Yukarıdaki sözler; MİT müsteşarının, dış istihbarat servisleri ile
koordinasyonunun, yerli istihbarat servisleri ile kıyas
edilemeyecek oranda iyi olduğunu göstermektedir. "MİT Müsteşarını
değiştirmek zordur" gibi sözlerle iktidara gönderdiği mesajlar bir
yana; "Öcalan"'dan sempatik bir "adam" tonlaması ile sözetmesi,
TSK'nın PKK'yı dağda yenemediğini vurgulaması, MİT gibi hassas bir
kurumun başında duran bu ismin Kürtçülük sorununa bakışı açısından
önemli ipuçları içermektedir. Hele kendisinin Kürt ve Filistin
sorununu yanyana kullanması, sözünü ettiği İngiliz bakış açısından
fazlası ile etkilendiğini ortaya koymaktadır.
İstanbul saldırıları sonrasında düzelmesi beklenen kurumlar arası
istihbarat işbirliği alanında ciddi sorunların sürdüğü ve hatta
kurumlar arası çekişmenin arttığı; MİT müsteşarının off the record
bombalarından çıkan bir diğer sonuç. İstanbul saldırıları ile
ilgili yaptığı değerlendirmeler arasında; saldırıların arkasında
MOSSAD'ın olabileceği yönündeki tespitleri "Olur mu öyle şey.
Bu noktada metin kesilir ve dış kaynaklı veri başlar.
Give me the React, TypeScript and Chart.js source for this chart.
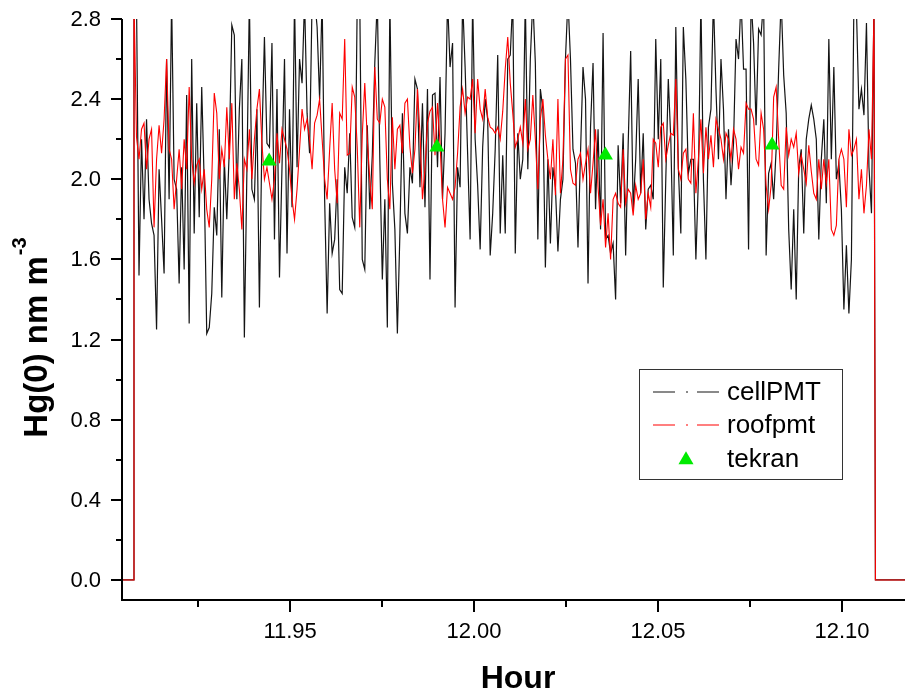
import React, { useEffect, useRef } from "react";
import { Chart, registerables } from "chart.js";
Chart.register(...registerables);

// sampling window of the two PMT series (hours)
const sampleStart = 11.90756;
const sampleEnd = 12.10871;
const leadHours = [11.9, 11.9075];
const trailHours = [12.1091, 12.125];
const offValues = [0, 0];

const cellPMT = [
  2.95, 2.9, 1.52, 2.2, 1.8, 2.3, 1.9, 1.78, 1.72, 1.25,
  2.05, 1.8, 1.53, 2.6, 1.9, 2.9, 2.0, 1.95, 1.48, 2.06,
  1.55, 2.42, 1.28, 2.6, 1.73, 2.38, 1.81, 2.46, 1.98, 1.23,
  1.26, 1.43, 1.86, 1.72, 2.25, 1.41, 2.1, 1.8, 2.15, 2.77,
  2.72, 1.9, 2.35, 2.6, 1.21, 2.03, 2.9, 1.95, 1.9, 2.35,
  1.36, 2.2, 2.71, 2.18, 2.16, 2.68, 1.7, 2.45, 1.51, 2.06,
  2.6, 1.63, 2.35, 1.86, 2.9, 2.06, 2.6, 2.48, 2.9, 2.33,
  2.13, 2.9, 2.9, 2.76,
  2.4, 2.9, 1.9, 1.33, 1.88, 1.63, 1.7, 2.0, 1.45, 1.43,
  2.06, 1.93, 2.23, 1.81, 1.76, 2.9, 2.9, 1.6, 1.55, 2.27,
  1.85, 2.12, 2.58, 2.9, 2.1, 1.5, 1.9, 1.26, 2.9, 1.98,
  1.75, 1.23, 1.73, 2.33, 1.83, 1.73, 2.06, 1.98, 2.5, 2.45,
  1.96, 2.38, 1.86, 2.45, 1.5, 2.42, 2.43, 2.06, 2.51, 1.9,
  2.23, 2.9, 2.56, 2.68, 1.36, 2.06, 1.96, 2.9, 2.56, 2.13,
  1.7, 2.9, 2.2, 1.97, 1.65, 2.16, 2.4, 2.3, 1.62, 1.83,
  2.15, 2.62, 1.73, 2.12, 1.73, 2.6, 2.62, 2.9, 1.63, 2.23,
  2.0, 2.1, 2.9, 2.05, 2.6, 2.9, 2.58, 1.7, 2.45, 2.35,
  1.56, 2.1, 1.68, 2.06, 1.96, 1.64, 1.9, 2.0, 2.6, 2.9,
  2.6, 2.15, 2.08, 1.66, 2.13, 2.56, 2.4, 1.48, 2.26, 2.58,
  1.85, 2.25, 1.75, 2.73, 1.7, 1.72, 1.63, 1.68, 1.4, 2.17,
  1.88, 2.23, 1.62, 2.17, 2.64, 1.85, 2.1, 2.5, 1.93, 2.23,
  1.75, 1.95, 1.97, 1.9, 2.7, 2.2, 2.6, 1.46, 2.0, 2.5,
  2.2, 1.62, 2.76, 2.06, 1.73, 2.76, 2.5, 2.03, 2.1, 2.1,
  1.6, 2.0, 2.9, 2.0, 1.6, 2.26, 2.35, 2.9, 2.45, 2.1,
  2.6, 2.35, 1.9, 2.25, 1.97, 2.18, 2.7, 2.6, 2.9, 2.55,
  2.55, 1.65, 2.9, 2.68, 2.27, 2.75, 2.72, 2.9, 1.62, 2.03,
  2.08, 1.9, 2.15, 2.55, 2.9, 2.52, 2.33, 1.75, 1.45, 1.85,
  1.4, 2.06, 2.15, 1.73, 2.2, 2.3, 2.37, 2.3, 2.2, 1.7,
  2.1, 2.3, 1.88, 2.7, 2.1, 2.56, 2.0, 2.08, 1.85, 1.35,
  1.67, 1.33, 1.6, 2.9, 2.85, 2.35, 2.45, 2.32, 2.78, 2.06,
  1.83, 2.9,
];

const roofpmt = [
  2.9, 2.21, 2.1, 2.25, 2.28, 2.05, 2.2, 2.25, 1.76, 2.1,
  2.27, 2.13, 2.3, 2.6, 2.15, 2.1, 1.85, 2.0, 2.15, 1.95,
  2.2, 2.05, 2.46, 2.1, 1.98, 2.07, 2.1, 1.95, 2.05, 1.85,
  1.76, 2.0, 2.43, 2.33, 2.0, 2.15, 2.06, 2.36, 2.1, 2.38,
  1.9, 2.08, 1.95, 1.75, 2.1, 2.05, 2.25, 2.0, 2.2, 2.35,
  2.45, 2.18, 2.0, 2.06, 1.98, 1.9, 2.0, 2.23, 2.08, 2.25,
  2.2, 2.15, 2.05, 1.9, 1.8, 1.95, 2.15, 2.35, 2.25, 2.3,
  2.2, 2.05, 2.28, 2.32,
  2.4, 2.2, 2.0, 1.9, 2.15, 2.38, 2.05, 1.88, 2.33, 2.3,
  2.7, 2.12, 2.13, 2.46, 2.41, 2.16, 1.76, 2.22, 2.48, 2.2,
  2.0, 1.85, 2.56, 2.3, 2.28, 2.4, 2.36, 2.0, 1.85, 2.31,
  2.05, 2.25, 2.27, 2.13, 2.38, 2.4, 2.16, 2.03, 2.15, 2.45,
  2.23, 1.9, 2.05, 2.28, 2.34, 2.36, 2.12, 2.38, 2.18, 1.9,
  1.76, 1.96, 1.93, 1.9, 1.96, 2.13, 2.36, 2.45, 2.33, 2.41,
  2.4, 2.5, 2.23, 2.5, 2.35, 2.3, 2.45, 2.31, 2.26, 2.25,
  2.23, 2.26, 2.2, 2.34, 2.55, 2.71, 2.48, 2.33, 2.16, 2.2,
  2.26, 2.18, 2.4, 2.15, 2.2, 2.42, 2.2, 1.95, 2.3, 2.4,
  2.22, 2.1, 2.0, 2.2, 1.92, 2.4, 1.93, 2.1, 2.6, 2.62,
  2.05, 1.98, 1.97, 2.1, 2.13, 2.0, 2.08, 2.15, 1.93, 2.08,
  2.25, 1.96, 1.77, 1.9, 1.66, 1.83, 1.6, 1.9, 1.93, 1.88,
  1.86, 2.15, 1.88, 1.95, 1.93, 1.82, 1.97, 1.9, 1.93, 2.1,
  1.8, 1.93, 1.86, 2.2, 2.18, 2.06, 2.26, 2.28, 2.1, 2.17,
  2.23, 2.22, 2.5, 2.05, 2.0, 2.13, 2.15, 2.0, 1.98, 2.33,
  1.93, 2.1, 2.3, 2.03, 2.26, 2.1, 2.22, 2.06, 2.3, 2.25,
  2.2, 2.1, 2.23, 2.2, 2.1, 2.25, 2.2, 2.05, 2.16, 2.13,
  2.38, 2.35, 2.35, 2.3, 2.1, 2.07, 2.33, 2.25, 1.97, 1.85,
  1.97, 2.41, 2.46, 2.2, 1.97, 1.95, 2.26, 2.12, 2.2, 2.16,
  2.23, 2.03, 2.12, 2.05, 1.98, 2.17, 2.04, 1.93, 1.9, 2.1,
  1.95, 2.1, 1.98, 2.1, 1.75, 1.72, 1.77, 2.1, 2.15, 2.1,
  1.86, 2.25, 2.12, 2.15, 2.2, 1.9, 2.05, 1.83, 1.97, 2.25,
  2.1, 2.85,
];

const tekranHours = [11.9443, 11.9899, 12.0357, 12.081];
const tekranValues = [2.09, 2.16, 2.12, 2.17];

const yMajorTicks = [0, 0.4, 0.8, 1.2, 1.6, 2.0, 2.4, 2.8];
const yMinorTicks = [0.2, 0.6, 1.0, 1.4, 1.8, 2.2, 2.6];
const xMajorTicks = [11.95, 12.0, 12.05, 12.1];
const xMinorTicks = [11.925, 11.975, 12.025, 12.075];

const legendLabels = ["cellPMT", "roofpmt", "tekran"];
const FONT = '"Liberation Sans", Arial, Helvetica, sans-serif';
const BLACK_LINE = "rgba(0,0,0,0.92)";
const RED_LINE = "rgb(255,0,0)";
const GREEN = "rgb(0,235,0)";

function buildSeries(values: number[]) {
  const n = values.length;
  const step = (sampleEnd - sampleStart) / (n - 1);
  const pts: { x: number; y: number }[] = [];
  leadHours.forEach((h, i) => pts.push({ x: h, y: offValues[i] }));
  values.forEach((v, i) => pts.push({ x: sampleStart + i * step, y: v }));
  trailHours.forEach((h, i) => pts.push({ x: h, y: offValues[i] }));
  return pts;
}

function drawTriangle(ctx: CanvasRenderingContext2D, x: number, y: number, r: number) {
  ctx.beginPath();
  for (let k = 0; k < 3; k++) {
    const a = (k * 2 * Math.PI) / 3;
    const px = x + Math.sin(a) * r;
    const py = y - Math.cos(a) * r;
    if (k === 0) ctx.moveTo(px, py);
    else ctx.lineTo(px, py);
  }
  ctx.closePath();
  ctx.fill();
}

const decorPlugin = {
  id: "decor",
  afterDraw(chart: any) {
    const ctx: CanvasRenderingContext2D = chart.ctx;
    const xs = chart.scales.x;
    const ys = chart.scales.y;
    const area = chart.chartArea;
    ctx.save();
    ctx.strokeStyle = "#000";
    ctx.lineWidth = 2;
    // axis lines
    ctx.beginPath();
    ctx.moveTo(area.left, area.top);
    ctx.lineTo(area.left, area.bottom + 1);
    ctx.moveTo(area.left - 1, area.bottom);
    ctx.lineTo(area.right, area.bottom);
    ctx.stroke();
    // tick marks
    ctx.beginPath();
    yMajorTicks.forEach((v) => {
      const p = Math.round(ys.getPixelForValue(v));
      ctx.moveTo(area.left - 11, p);
      ctx.lineTo(area.left, p);
    });
    yMinorTicks.forEach((v) => {
      const p = Math.round(ys.getPixelForValue(v));
      ctx.moveTo(area.left - 6, p);
      ctx.lineTo(area.left, p);
    });
    xMajorTicks.forEach((v) => {
      const p = Math.round(xs.getPixelForValue(v));
      ctx.moveTo(p, area.bottom);
      ctx.lineTo(p, area.bottom + 12);
    });
    xMinorTicks.forEach((v) => {
      const p = Math.round(xs.getPixelForValue(v));
      ctx.moveTo(p, area.bottom);
      ctx.lineTo(p, area.bottom + 7);
    });
    ctx.stroke();

    // tick labels
    ctx.fillStyle = "#000";
    ctx.font = `22px ${FONT}`;
    ctx.textAlign = "right";
    ctx.textBaseline = "middle";
    yMajorTicks.forEach((v) => {
      ctx.fillText(v.toFixed(1), area.left - 21, ys.getPixelForValue(v) + 1);
    });
    ctx.textAlign = "center";
    ctx.textBaseline = "alphabetic";
    xMajorTicks.forEach((v) => {
      ctx.fillText(v.toFixed(2), xs.getPixelForValue(v), area.bottom + 38);
    });

    // x title
    ctx.font = `bold 32px ${FONT}`;
    ctx.textAlign = "center";
    ctx.fillText("Hour", 518, 688);

    // y title with superscript
    ctx.save();
    ctx.translate(47, 338);
    ctx.rotate(-Math.PI / 2);
    const main = "Hg(0) nm m";
    const sup = "-3";
    ctx.font = `bold 33px ${FONT}`;
    const wMain = ctx.measureText(main).width;
    ctx.font = `bold 20px ${FONT}`;
    const wSup = ctx.measureText(sup).width;
    const start = -(wMain + wSup) / 2;
    ctx.textAlign = "left";
    ctx.font = `bold 33px ${FONT}`;
    ctx.fillText(main, start, 0);
    ctx.font = `bold 20px ${FONT}`;
    ctx.fillText(sup, start + wMain + 1, -21);
    ctx.restore();

    // legend
    ctx.lineWidth = 1;
    ctx.strokeStyle = "#333";
    ctx.strokeRect(639.5, 369.5, 203, 110);
    const rowsLine = [392, 425];
    const colors = [BLACK_LINE, RED_LINE];
    rowsLine.forEach((y, i) => {
      ctx.strokeStyle = colors[i];
      ctx.lineWidth = 1.2;
      ctx.beginPath();
      ctx.moveTo(653, y);
      ctx.lineTo(675, y);
      ctx.moveTo(686, y);
      ctx.lineTo(688, y);
      ctx.moveTo(697, y);
      ctx.lineTo(719, y);
      ctx.stroke();
    });
    ctx.fillStyle = GREEN;
    drawTriangle(ctx, 686, 460, 8.7);
    ctx.fillStyle = "#000";
    ctx.font = `26px ${FONT}`;
    ctx.textAlign = "left";
    ctx.textBaseline = "alphabetic";
    const baselines = [400, 433, 467];
    legendLabels.forEach((t, i) => ctx.fillText(t, 727, baselines[i]));
    ctx.restore();
  },
};

export default function App() {
  const ref = useRef<HTMLCanvasElement | null>(null);
  useEffect(() => {
    if (!ref.current) return;
    const chart = new Chart(ref.current, {
      type: "line",
      data: {
        datasets: [
          {
            label: legendLabels[2],
            data: tekranHours.map((h, i) => ({ x: h, y: tekranValues[i] })),
            showLine: false,
            pointStyle: "triangle",
            pointRadius: 8.7,
            pointBackgroundColor: GREEN,
            pointBorderWidth: 0,
            borderColor: GREEN,
            backgroundColor: GREEN,
            order: 0,
          },
          {
            label: legendLabels[1],
            data: buildSeries(roofpmt),
            borderColor: RED_LINE,
            borderWidth: 1.1,
            pointRadius: 0,
            tension: 0,
            fill: false,
            order: 1,
          },
          {
            label: legendLabels[0],
            data: buildSeries(cellPMT),
            borderColor: BLACK_LINE,
            borderWidth: 1.2,
            pointRadius: 0,
            tension: 0,
            fill: false,
            order: 2,
          },
        ],
      },
      options: {
        animation: false,
        responsive: false,
        devicePixelRatio: 1,
        layout: { autoPadding: false, padding: { top: 19, right: 0, left: 0, bottom: 0 } },
        plugins: {
          legend: { display: false },
          tooltip: { enabled: false },
          title: { display: false },
        },
        scales: {
          x: {
            type: "linear",
            min: 11.9043,
            max: 12.11714,
            grid: { display: false, drawTicks: false },
            border: { display: false },
            ticks: { display: false },
            afterFit: (s: any) => {
              s.height = 95;
              s.paddingLeft = 0;
              s.paddingRight = 0;
            },
          },
          y: {
            type: "linear",
            min: -0.1,
            max: 2.8,
            grid: { display: false, drawTicks: false },
            border: { display: false },
            ticks: { display: false },
            afterFit: (s: any) => {
              s.width = 122;
              s.paddingTop = 0;
              s.paddingBottom = 0;
            },
          },
        },
      },
      plugins: [decorPlugin],
    });
    return () => chart.destroy();
  }, []);
  return (
    <div style={{ position: "absolute", left: 0, top: 0, width: 905, height: 695, background: "#fff" }}>
      <canvas ref={ref} width={905} height={695} style={{ display: "block" }} />
    </div>
  );
}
Mossad önce İsrail'deki saldırıların hesabını versin" tarzında
anlamsız bir mantık önermesi ile cevaplaması ise dikkat çekici.
Türkiye'deki devlet yapısının geldiği parçalanmış noktayı
göstermesi açısından MİT müsteşarının off-the-record sözleri hayli
manidar. AKP hükümetinin son günlerde yaptığı hamlelerin ise, bu
yapıyı bütünleştirmek yerine, dış odakların desteği ile belli
parçalarını bütünden uzaklaştırmak yöntemini seçtiği
görülmektedir.
İktidarın böyle bir yaklaşım benimsediğ bir ortamda, MİT
müsteşarının, kendi ülkesinin kurumlarına, "yok bilmem ne bereliler
getirmiş" şeklinde çıkışırken, dış istihbarat örgütleri ile
uyumundan övünerek sözetmesi normal karşılanmalıdır.